HARRISBURG — Pennsylvania's congressional map is so skewed toward Republicans that computer software tasked with randomly drawing maps produced hundreds of drawings that were more politically neutral, according to testimony Monday on the opening day of a state gerrymandering trial.
"Partisan intent predominated the drawing" of the current congressional map, said University of Michigan political science professor Jowei Chen, an expert witness testifying for the group of Pennsylvania voters bringing the challenge.
Republicans have won 13 of the state's 18 seats in the House of Representatives since the map was adopted in 2011, even as votes in statewide and national elections have been roughly split between Democrats and Republicans.
Chen said his software had generated 500 maps on what he called "traditional redistricting principles," which included keeping populations equal across districts and avoiding splitting up counties and towns. The majority of the maps drawn had nine Republican districts and nine Democratic districts, he said, calling the 13-5 GOP margin under the current mapping an "extreme statistical outlier."
Republicans credit other factors for their successes, including the fact that Democratic voters tend to cluster in the state's urban areas.
Chen's testimony will continue Tuesday; the defense has not yet cross-examined him.
Suing under the Pennsylvania Constitution, the 18 voters — one for each of the state's congressional districts — accuse Republican lawmakers of discriminating against Democratic voters by intentionally drawing the congressional map to maximize the number of Republican U.S. representatives elected.
The lawsuit is one of several that have popped up around the country challenging the mapping of congressional and legislative districts. This case, League of Women Voters v. Commonwealth of Pennsylvania, was filed in June and the trial comes the week after a separate federal gerrymandering trial was heard in Philadelphia. A decision in that case is pending. A third case has been filed in federal court and is currently stayed until early January.
If this challenge — fast-tracked by the state Supreme Court — is successful, it could force a redrawing of Pennsylvania's congressional map in time for the 2018 elections.
The case is in some ways similar to Gill v. Whitford, a gerrymandering case out of Wisconsin that is before the U.S. Supreme Court, in that much of the argument rests on the use of new ways of calculating how skewed a map is in one party's favor.
Those new tests that have been developed in recent years generally agree with experts' consensus: Pennsylvania's congressional map is among the most gerrymandered.
"The map falls on the wrong side of the constitutional line — it intentionally, severely, durably, and unjustifiably discriminates against Democratic candidates and voters," wrote Nick Stephanopoulos, a University of Chicago professor who developed the "efficiency gap" measure at the heart of Whitford and that will be used in this case. "The political scientists' tools make the legal analysis easy and reliable."
In this trial, he wrote, the state lawmakers are "trying to defend the indefensible."

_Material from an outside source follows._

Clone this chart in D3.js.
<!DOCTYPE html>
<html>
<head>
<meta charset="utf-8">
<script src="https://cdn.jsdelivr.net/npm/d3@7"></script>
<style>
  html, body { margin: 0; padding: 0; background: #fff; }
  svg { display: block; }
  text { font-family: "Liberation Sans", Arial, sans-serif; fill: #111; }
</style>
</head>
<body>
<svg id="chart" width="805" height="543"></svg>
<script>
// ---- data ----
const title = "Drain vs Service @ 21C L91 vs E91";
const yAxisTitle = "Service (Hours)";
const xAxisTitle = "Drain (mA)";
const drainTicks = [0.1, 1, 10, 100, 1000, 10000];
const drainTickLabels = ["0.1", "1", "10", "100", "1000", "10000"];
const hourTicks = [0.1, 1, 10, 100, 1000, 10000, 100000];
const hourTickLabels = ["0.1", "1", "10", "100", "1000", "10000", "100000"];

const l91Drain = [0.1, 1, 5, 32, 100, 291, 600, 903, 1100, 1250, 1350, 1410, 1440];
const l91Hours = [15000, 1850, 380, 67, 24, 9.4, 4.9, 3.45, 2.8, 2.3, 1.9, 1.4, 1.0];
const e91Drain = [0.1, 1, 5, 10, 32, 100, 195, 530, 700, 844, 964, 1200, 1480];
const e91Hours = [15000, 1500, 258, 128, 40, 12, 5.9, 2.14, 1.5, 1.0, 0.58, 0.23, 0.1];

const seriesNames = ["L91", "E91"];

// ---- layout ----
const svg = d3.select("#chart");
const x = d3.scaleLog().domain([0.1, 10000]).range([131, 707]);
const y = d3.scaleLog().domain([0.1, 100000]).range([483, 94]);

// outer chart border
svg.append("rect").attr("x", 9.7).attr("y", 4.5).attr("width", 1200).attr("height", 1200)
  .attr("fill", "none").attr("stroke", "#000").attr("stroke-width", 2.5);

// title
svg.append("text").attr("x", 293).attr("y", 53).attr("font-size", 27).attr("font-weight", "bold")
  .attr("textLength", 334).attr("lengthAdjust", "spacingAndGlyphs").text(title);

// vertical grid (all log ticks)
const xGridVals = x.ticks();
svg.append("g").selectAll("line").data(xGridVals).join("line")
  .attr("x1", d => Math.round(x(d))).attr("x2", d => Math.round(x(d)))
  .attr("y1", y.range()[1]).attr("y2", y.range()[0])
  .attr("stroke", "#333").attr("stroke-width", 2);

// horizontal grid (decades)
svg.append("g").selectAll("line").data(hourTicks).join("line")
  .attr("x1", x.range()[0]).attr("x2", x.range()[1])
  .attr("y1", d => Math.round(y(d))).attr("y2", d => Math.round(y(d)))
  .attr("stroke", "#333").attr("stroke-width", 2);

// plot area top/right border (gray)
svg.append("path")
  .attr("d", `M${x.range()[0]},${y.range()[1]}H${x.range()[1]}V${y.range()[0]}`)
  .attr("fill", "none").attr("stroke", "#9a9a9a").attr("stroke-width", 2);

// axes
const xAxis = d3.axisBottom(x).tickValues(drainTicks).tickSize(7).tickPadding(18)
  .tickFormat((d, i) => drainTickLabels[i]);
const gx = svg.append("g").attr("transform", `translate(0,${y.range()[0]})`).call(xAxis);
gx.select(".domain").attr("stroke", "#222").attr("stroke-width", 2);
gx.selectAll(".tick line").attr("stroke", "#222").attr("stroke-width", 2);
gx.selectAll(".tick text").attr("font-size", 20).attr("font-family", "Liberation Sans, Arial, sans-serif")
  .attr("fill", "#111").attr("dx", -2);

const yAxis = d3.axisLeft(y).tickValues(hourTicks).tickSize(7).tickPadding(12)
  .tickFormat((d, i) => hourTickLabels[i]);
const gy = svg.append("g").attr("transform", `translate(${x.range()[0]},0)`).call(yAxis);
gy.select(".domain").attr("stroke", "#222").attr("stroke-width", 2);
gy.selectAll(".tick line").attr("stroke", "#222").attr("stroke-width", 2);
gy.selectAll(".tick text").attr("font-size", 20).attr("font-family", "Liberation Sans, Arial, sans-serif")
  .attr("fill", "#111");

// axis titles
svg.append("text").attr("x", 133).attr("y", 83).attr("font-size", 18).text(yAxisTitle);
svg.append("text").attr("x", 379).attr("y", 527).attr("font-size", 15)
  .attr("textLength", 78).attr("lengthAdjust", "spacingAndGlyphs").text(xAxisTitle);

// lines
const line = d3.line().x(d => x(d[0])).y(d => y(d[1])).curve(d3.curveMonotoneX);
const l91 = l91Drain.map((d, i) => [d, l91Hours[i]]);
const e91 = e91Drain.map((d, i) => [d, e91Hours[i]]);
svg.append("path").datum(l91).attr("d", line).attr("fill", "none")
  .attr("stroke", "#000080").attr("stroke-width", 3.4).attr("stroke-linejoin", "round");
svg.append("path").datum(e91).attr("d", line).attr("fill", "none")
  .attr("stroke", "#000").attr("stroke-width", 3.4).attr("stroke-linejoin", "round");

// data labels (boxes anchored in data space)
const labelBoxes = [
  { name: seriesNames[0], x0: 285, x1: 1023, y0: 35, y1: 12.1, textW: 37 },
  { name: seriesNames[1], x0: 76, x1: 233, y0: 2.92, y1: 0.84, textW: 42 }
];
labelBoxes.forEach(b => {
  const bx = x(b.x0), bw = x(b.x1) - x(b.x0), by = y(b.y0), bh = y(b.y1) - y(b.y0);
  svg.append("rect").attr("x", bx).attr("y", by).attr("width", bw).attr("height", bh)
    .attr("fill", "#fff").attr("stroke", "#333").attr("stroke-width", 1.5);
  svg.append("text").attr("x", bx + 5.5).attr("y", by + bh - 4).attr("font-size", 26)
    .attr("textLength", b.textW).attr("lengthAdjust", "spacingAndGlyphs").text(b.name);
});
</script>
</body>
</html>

Showing that the map is skewed is the first part of the argument brought by the Philadelphia-based Public Interest Law Center, which is representing the group of voters bringing the state challenge.
They also hope to show that the skewing is intentional, relying in part on evidence that was turned over by House Speaker Mike Turzai and Senate President Pro Tempore Joe Scarnati in last week's separate federal trial, Agre v. Wolf.

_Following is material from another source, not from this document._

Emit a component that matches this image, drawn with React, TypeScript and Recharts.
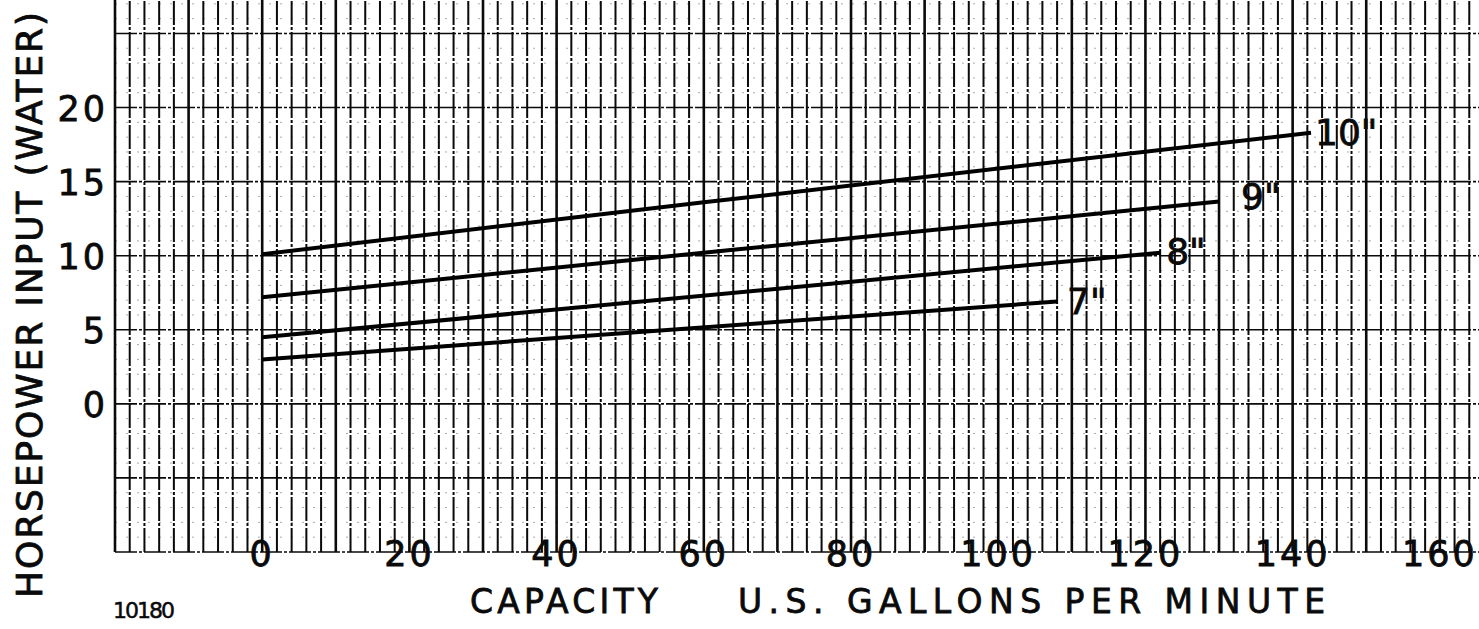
import React from "react";
import { LineChart, Line, XAxis, YAxis, ReferenceLine } from "recharts";

// tick labels printed on the sheet
const xTickLabels = [0, 20, 40, 60, 80, 100, 120, 140, 160];
const yTickLabels = [0, 5, 10, 15, 20];

// impeller diameters and their curves (capacity gpm -> horsepower)
const impellerNames = ['7"', '8"', '9"', '10"'];
const capacity7 = [0, 108];
const hp7 = [3.0, 6.9];
const capacity8 = [0, 122];
const hp8 = [4.5, 10.2];
const capacity9 = [0, 64, 130];
const hp9 = [7.2, 10.4, 13.65];
const capacity10 = [0, 60, 142.5];
const hp10 = [10.1, 13.6, 18.3];

const toPoints = (xs: number[], ys: number[]) => xs.map((x, i) => ({ x, hp: ys[i] }));

const series = [
  { name: impellerNames[0], data: toPoints(capacity7, hp7), dx: 10, dy: 12 },
  { name: impellerNames[1], data: toPoints(capacity8, hp8), dx: 6, dy: 11 },
  { name: impellerNames[2], data: toPoints(capacity9, hp9), dx: 22, dy: 7 },
  { name: impellerNames[3], data: toPoints(capacity10, hp10), dx: 4, dy: 12 },
];

const FONT = "'DejaVu Sans', sans-serif";
const INK = "#0a0a0a";

// graph paper rulings
const xGrid: number[] = [];
for (let v = -20; v <= 166; v += 2) xGrid.push(v);
const yGrid: number[] = [];
for (let v = -10; v <= 28; v += 1) yGrid.push(v);

const textStyle = { fontFamily: FONT, fill: INK, stroke: INK, strokeWidth: 0.8 };

const XTick = ({ x, y, payload }: any) => (
  <text x={x} y={y + 14} textAnchor="middle" fontSize={35} letterSpacing={3} {...textStyle}>
    {payload.value}
  </text>
);

const YTick = ({ y, payload }: any) => (
  <text x={108} y={y + 13} textAnchor="end" fontSize={35} letterSpacing={3} {...textStyle}>
    {payload.value}
  </text>
);

export default function App() {
  return (
    <div style={{ position: "absolute", left: 0, top: 0, width: 1479, height: 629, overflow: "hidden", background: "#fff" }}>
      <div style={{ position: "absolute", left: 0, top: -11 }}>
        <LineChart width={1484} height={651} margin={{ top: 0, right: 0, bottom: 0, left: 0 }}>
          <XAxis
            type="number"
            dataKey="x"
            domain={[-20, 166]}
            allowDataOverflow
            ticks={xTickLabels}
            tick={<XTick />}
            tickLine={false}
            axisLine={false}
            tickSize={0}
            tickMargin={0}
            height={88}
            interval={0}
          />
          <YAxis
            type="number"
            dataKey="hp"
            domain={[-10, 28]}
            allowDataOverflow
            ticks={yTickLabels}
            tick={<YTick />}
            tickLine={false}
            axisLine={false}
            tickSize={0}
            width={115}
            interval={0}
          />
          {yGrid.map((v) =>
            v % 5 === 0 ? (
              <ReferenceLine key={"h" + v} y={v} stroke={INK} strokeWidth={1.6} strokeDasharray="22 2 3 2" />
            ) : (
              <ReferenceLine key={"h" + v} y={v} stroke="#aaa" strokeWidth={1} strokeDasharray="2 9" />
            )
          )}
          {xGrid.map((v) =>
            v % 10 === 0 ? (
              <ReferenceLine key={"v" + v} x={v} stroke={INK} strokeWidth={2.6} />
            ) : (
              <ReferenceLine key={"v" + v} x={v} stroke={INK} strokeWidth={2} strokeDasharray="24 2 3 2" />
            )
          )}
          {series.map((s) => (
            <Line
              key={s.name}
              data={s.data}
              dataKey="hp"
              stroke="#000"
              strokeWidth={4}
              dot={false}
              isAnimationActive={false}
              label={(p: any) =>
                p.index === s.data.length - 1 ? (
                  <text
                    key={s.name + "lbl"}
                    x={p.x + s.dx}
                    y={p.y + s.dy}
                    fontSize={36}
                    {...textStyle}
                  >
                    {s.name}
                  </text>
                ) : (
                  <g key={s.name + "l" + p.index} />
                )
              }
            />
          ))}
        </LineChart>
      </div>
      <svg width={1479} height={629} style={{ position: "absolute", left: 0, top: 0, pointerEvents: "none" }}>
        <text
          transform="translate(42,305) rotate(-90)"
          textAnchor="middle"
          fontSize={36}
          textLength={586}
          lengthAdjust="spacing"
          {...textStyle}
        >
          HORSEPOWER  INPUT  (WATER)
        </text>
        <text x={470} y={613} fontSize={33} textLength={188} lengthAdjust="spacing" {...textStyle}>
          CAPACITY
        </text>
        <text x={738} y={613} fontSize={33} textLength={587} lengthAdjust="spacing" {...textStyle}>
          U.S. GALLONS PER MINUTE
        </text>
        <text x={113} y={618} fontSize={22} textLength={62} lengthAdjust="spacing" {...textStyle} strokeWidth={0.5}>
          10180
        </text>
      </svg>
    </div>
  );
}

Commonwealth Court Judge P. Kevin Brobson had blocked attempts by the Public Interest Law Center to force Turzai and Scarnati to turn over the documents, but a three-judge panel ordered them produced for the federal case. Plaintiff lawyers then shared the documents with the Public Interest Law Center.
Both sides sparred Monday morning over that evidence, which includes files that Turzai turned over showing that mapmakers used detailed partisanship data in drawing the congressional districts.

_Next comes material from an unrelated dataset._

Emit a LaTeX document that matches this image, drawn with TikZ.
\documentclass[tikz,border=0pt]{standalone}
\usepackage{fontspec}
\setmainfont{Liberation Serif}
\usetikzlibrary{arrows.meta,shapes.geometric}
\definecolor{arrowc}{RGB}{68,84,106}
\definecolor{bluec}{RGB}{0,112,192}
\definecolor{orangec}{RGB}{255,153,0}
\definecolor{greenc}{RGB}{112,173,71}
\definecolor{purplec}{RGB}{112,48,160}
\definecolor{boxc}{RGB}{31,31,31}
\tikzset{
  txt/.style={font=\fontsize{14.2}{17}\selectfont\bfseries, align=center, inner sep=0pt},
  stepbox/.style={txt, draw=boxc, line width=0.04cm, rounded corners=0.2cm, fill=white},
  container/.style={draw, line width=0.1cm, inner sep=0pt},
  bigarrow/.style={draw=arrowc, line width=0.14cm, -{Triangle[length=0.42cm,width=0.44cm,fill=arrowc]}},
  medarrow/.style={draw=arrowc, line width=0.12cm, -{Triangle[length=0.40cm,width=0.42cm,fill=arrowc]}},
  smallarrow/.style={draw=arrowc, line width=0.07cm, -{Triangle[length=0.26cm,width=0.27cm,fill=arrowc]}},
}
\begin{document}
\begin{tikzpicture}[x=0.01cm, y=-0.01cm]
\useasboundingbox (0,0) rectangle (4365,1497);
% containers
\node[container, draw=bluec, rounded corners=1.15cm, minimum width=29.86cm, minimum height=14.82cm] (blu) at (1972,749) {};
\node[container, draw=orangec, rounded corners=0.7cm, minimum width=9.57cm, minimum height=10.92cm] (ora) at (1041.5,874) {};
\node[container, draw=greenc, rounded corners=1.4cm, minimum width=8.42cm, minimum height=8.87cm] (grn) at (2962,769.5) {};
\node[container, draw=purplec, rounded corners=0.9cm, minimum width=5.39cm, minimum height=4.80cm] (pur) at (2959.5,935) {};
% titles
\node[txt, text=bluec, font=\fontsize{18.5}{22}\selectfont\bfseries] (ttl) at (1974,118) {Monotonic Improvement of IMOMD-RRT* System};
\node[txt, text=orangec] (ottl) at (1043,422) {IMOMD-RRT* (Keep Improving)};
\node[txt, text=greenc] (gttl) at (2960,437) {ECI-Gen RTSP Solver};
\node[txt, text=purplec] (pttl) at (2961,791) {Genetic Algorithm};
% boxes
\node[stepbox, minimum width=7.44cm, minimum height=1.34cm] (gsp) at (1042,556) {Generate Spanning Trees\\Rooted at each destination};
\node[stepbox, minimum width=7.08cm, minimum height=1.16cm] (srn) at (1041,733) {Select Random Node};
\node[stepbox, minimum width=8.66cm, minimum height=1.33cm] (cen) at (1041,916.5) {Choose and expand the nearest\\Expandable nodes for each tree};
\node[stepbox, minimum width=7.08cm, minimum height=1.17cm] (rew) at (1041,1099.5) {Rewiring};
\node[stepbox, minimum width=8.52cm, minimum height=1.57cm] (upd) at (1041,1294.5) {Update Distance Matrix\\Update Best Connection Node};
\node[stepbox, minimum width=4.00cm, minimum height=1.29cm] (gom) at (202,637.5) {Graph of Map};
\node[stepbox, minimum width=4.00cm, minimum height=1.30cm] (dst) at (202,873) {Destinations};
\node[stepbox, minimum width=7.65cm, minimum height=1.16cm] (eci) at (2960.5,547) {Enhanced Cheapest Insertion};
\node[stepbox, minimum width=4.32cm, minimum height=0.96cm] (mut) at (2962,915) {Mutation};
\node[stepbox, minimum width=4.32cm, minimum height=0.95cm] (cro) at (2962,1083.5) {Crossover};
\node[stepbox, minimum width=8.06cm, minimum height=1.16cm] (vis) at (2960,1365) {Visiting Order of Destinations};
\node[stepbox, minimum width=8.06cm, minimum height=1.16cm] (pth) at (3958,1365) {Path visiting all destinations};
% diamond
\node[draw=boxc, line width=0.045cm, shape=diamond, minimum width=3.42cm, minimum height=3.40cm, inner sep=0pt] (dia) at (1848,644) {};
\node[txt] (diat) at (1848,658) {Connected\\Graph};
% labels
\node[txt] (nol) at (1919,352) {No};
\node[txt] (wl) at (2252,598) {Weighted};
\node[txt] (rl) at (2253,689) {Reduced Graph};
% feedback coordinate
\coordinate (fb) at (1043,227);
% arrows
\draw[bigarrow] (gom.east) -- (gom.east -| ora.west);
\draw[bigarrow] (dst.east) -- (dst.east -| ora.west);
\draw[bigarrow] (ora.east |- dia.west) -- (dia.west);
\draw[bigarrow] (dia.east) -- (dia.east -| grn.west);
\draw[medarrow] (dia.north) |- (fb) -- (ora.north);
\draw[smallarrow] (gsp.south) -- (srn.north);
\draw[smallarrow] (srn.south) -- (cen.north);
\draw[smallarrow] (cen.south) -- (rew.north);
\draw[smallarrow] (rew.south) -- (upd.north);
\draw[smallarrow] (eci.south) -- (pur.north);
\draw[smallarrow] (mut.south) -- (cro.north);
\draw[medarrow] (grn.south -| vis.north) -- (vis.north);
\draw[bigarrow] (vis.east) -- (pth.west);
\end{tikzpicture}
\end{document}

Attorneys for Republican lawmakers said that admission of those documents would be a breach of legislative privilege, which is intended to shield lawmakers' deliberations in their work.
"We're sort of in uncharted territory here," Brobson said. "This is difficult and I am struggling with it."
After a recess, he issued a ruling allowing some of the documents to be admitted.
The trial is expected to last through the week, and Brobson has been tasked with issuing conclusions by the end of the year, which the state Supreme Court will then use to make its decision.
That decision is expected early in January. A successful challenge could reshape the 2018 elections; lawyers for the state said in the federal trial that to maintain the current primary schedule they would need to know by Jan. 23 whether a new map would be used.